あるとき、リピートして2本目を買ってくれたお客さんと立ち話になった。
「わたしは冷しゃぶにつけるのが好きなんですって話したら、その方は『ゴボウのきんぴらにしたらすっごいおいしかったです』って教えてくださって。レシピ交換から、町の話に広がっていく。そういうつながりもおもしろいですよね」
本当は、イベントやワークショップをもっと企画していきたいという石原さん。
香川の素材を使ったうどんづくりや、京都のお酢を使った手巻き寿司のワークショップなども予定していたものの、新型コロナウィルスの影響で中止に。この数ヶ月は、お店を閉めている期間も長かった。
その間はどんなふうに過ごしていたんですか。
「ずーっとDIYしてました。机を間引くとコンクリートが目立つので、ハーブを植える鉢をつくったり、トマトを育てたり。飛沫防止のパネルも、ホームセンターから大きな塩ビ板を買って加工して。5月に朝だけ営業をはじめたときは、簡易カウンターもつくりました」
ここにきて、建築の経験が活かされてますね。
「そうなんですよ。ポップも書くし、SNSの発信もします。明確にこれが活かせるっていうスキルはあまりなくて、働くなかで必要に応じて身につく力も多いと思います」
きっと石原さん自身、想像とはまったく違った数ヶ月を過ごしてきていると思う。それでもなんだか楽しそう。
なぜそんなふうに前を向けているんだろう。
「たぶんわたし、飽き性なんです。よく言えばいろんなことに興味があるので、ルーティーンのない仕事が性に合っているというか」
「なんでも楽しめることは大事かもしれません。ここに関われば食も学べるし、チームで働く経験も積める。『microの女将です』って言ったら、あのお醤油屋さんにも、あの酒蔵さんにも行けるな…っていう下心もあって。まだまだ消化不良なこともありますけど、どれもいい経験になっていると思います」
働くモチベーションとして、「将来の自分のためです!」と胸を張って言うのは、少し気が引ける。けれどもここは、それを堂々と口にしていい環境みたいだ。「むしろそのほうが気持ちいい」と、代表の山本さんも話す。
雇用形態も、業務委託。就職するというよりは、力をつける修行期間として活用してほしい。
「どれだけソーシャルグッドなことを言っても、利益がないと続かないので」と山本さん。

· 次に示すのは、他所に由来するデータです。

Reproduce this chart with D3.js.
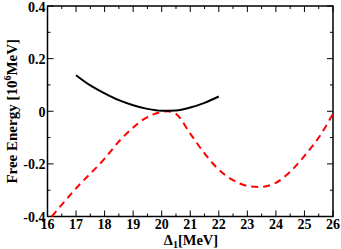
<!DOCTYPE html>
<html>
<head>
<meta charset="utf-8">
<script src="https://cdn.jsdelivr.net/npm/d3@7"></script>
<style>
  body { margin: 0; background: #fff; }
  text { font-family: "Liberation Serif", "Times New Roman", serif; font-weight: bold; }
</style>
</head>
<body>
<svg id="chart" width="341" height="249"></svg>
<script>
const xTicks = [16, 17, 18, 19, 20, 21, 22, 23, 24, 25, 26];
const yTicks = [-0.4, -0.2, 0, 0.2, 0.4];

// black solid curve
const solidX = [17, 17.5, 18, 18.5, 19, 19.5, 20, 20.5, 21, 21.5, 22];
const solidY = [0.137, 0.098, 0.068, 0.042, 0.023, 0.009, 0.002, 0.003, 0.014, 0.032, 0.056];

// red dashed curve
const dashX = [16.15, 17, 18, 18.5, 19, 19.5, 20, 20.2, 20.5, 21, 21.5, 22, 22.5, 23, 23.4, 24, 24.5, 25, 25.5, 26];
const dashY = [-0.4, -0.293, -0.18, -0.115, -0.062, -0.022, -0.003, 0, -0.01, -0.085, -0.16, -0.222, -0.262, -0.284, -0.288, -0.272, -0.23, -0.17, -0.1, -0.01];

const m = { left: 47.5, right: 333, top: 6, bottom: 216.5 };
const svg = d3.select('#chart');

const x = d3.scaleLinear().domain([16, 26]).range([m.left, m.right]);
const y = d3.scaleLinear().domain([-0.4, 0.4]).range([m.bottom, m.top]);

const xMinor = d3.range(16, 26.01, 0.5);
const yMinor = d3.range(-0.4, 0.401, 0.1);

// ticks pointing inward on all four sides
const g = svg.append('g').attr('stroke', '#000').attr('stroke-width', 1);
xMinor.forEach(v => {
  const len = Math.abs(v - Math.round(v)) < 1e-6 ? 6 : 3;
  g.append('line').attr('x1', x(v)).attr('x2', x(v)).attr('y1', m.bottom).attr('y2', m.bottom - len);
  g.append('line').attr('x1', x(v)).attr('x2', x(v)).attr('y1', m.top).attr('y2', m.top + len);
});
yMinor.forEach(v => {
  const major = Math.abs(v * 5 - Math.round(v * 5)) < 1e-6;
  const len = major ? 6 : 3;
  g.append('line').attr('x1', m.left).attr('x2', m.left + len).attr('y1', y(v)).attr('y2', y(v));
  g.append('line').attr('x1', m.right).attr('x2', m.right - len).attr('y1', y(v)).attr('y2', y(v));
});

svg.append('rect')
  .attr('x', m.left).attr('y', m.top)
  .attr('width', m.right - m.left).attr('height', m.bottom - m.top)
  .attr('fill', 'none').attr('stroke', '#000').attr('stroke-width', 1.5);

svg.selectAll('.xl').data(xTicks).enter().append('text')
  .attr('x', d => x(d)).attr('y', 229)
  .attr('text-anchor', 'middle').attr('font-size', 14)
  .text(d => d);

svg.selectAll('.yl').data(yTicks).enter().append('text')
  .attr('x', 45.5).attr('y', d => y(d) + 5.5)
  .attr('text-anchor', 'end').attr('font-size', 14)
  .text(d => d === 0 ? '0' : d);

const line = d3.line().x(d => x(d[0])).y(d => y(d[1])).curve(d3.curveMonotoneX);

svg.append('path')
  .datum(dashX.map((v, i) => [v, dashY[i]]))
  .attr('d', line)
  .attr('fill', 'none').attr('stroke', '#ff0000').attr('stroke-width', 2)
  .attr('stroke-dasharray', '7,5');

svg.append('path')
  .datum(solidX.map((v, i) => [v, solidY[i]]))
  .attr('d', line)
  .attr('fill', 'none').attr('stroke', '#000').attr('stroke-width', 2);

// axis titles
const xt = svg.append('text').attr('x', 191).attr('y', 245)
  .attr('text-anchor', 'middle').attr('font-size', 14.5);
xt.append('tspan').text('Δ');
xt.append('tspan').attr('font-size', 10).attr('dy', 3).text('1');
xt.append('tspan').attr('dy', -3).text('[MeV]');

const yt = svg.append('text')
  .attr('transform', `translate(17,${(m.top + m.bottom) / 2}) rotate(-90)`)
  .attr('text-anchor', 'middle').attr('font-size', 15);
yt.append('tspan').text('Free Energy [10');
yt.append('tspan').attr('font-size', 10).attr('dy', -6).text('6');
yt.append('tspan').attr('dy', 6).text('MeV]');
</script>
</body>
</html>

「地域でこういうことやりたい!って想いだけで突っ走っても、資金繰りに失敗して畳んじゃうっていうのはよくある話で。経営も学びつつ、やりたいことをどう伸ばしていけるかっていうバランス感は、ここで養えるもののひとつかもね」
コロナ禍を通じて、自分のライフスタイルや働き方をあらためて見直している人は多いと思う。
そのなかで、選択肢のひとつに地方移住も出てくるだろうと山本さんは考えているそう。
「ライフスタイルと働き方がある程度決まってる人は、場所を選択するだけ。その一方で、どうしたらいいかさっぱりわからないけど、挑戦したい人もいるんじゃないかと思うんですよ。そういう人ほどおもしろかったりするもので」
「いつか地域で何かをはじめたくて、そのための経験値を積みたいっていう考え方で全然いいです。あとは好き嫌いない人がいいかな。『これ、わたしの仕事ですか?』って言ってたらもったいない。なんでも吸収できるような、ある意味アホになれる人がいいのかも」
隣で聞いていた石原さんにも、どんな人が向いていると思うか聞いてみる。
「その人自身が一番microを楽しめる人だといいなと思っていて。わたしもそうだったんですけど、ここに来てめっちゃワクワクする!みたいな感覚が大事だと思うんです。好奇心があって、興味の幅が広い人。そんな人にバトンを渡したいですね」
世の中の課題も、常識も、変化し続けていく。
いろんな人と出会い、さまざまな価値観やアイデアに触れる経験は、そんな正解のない時代を生きていく支えにきっとなると思います。
ちょっと変わった女将の修行に飛び込んでみてください。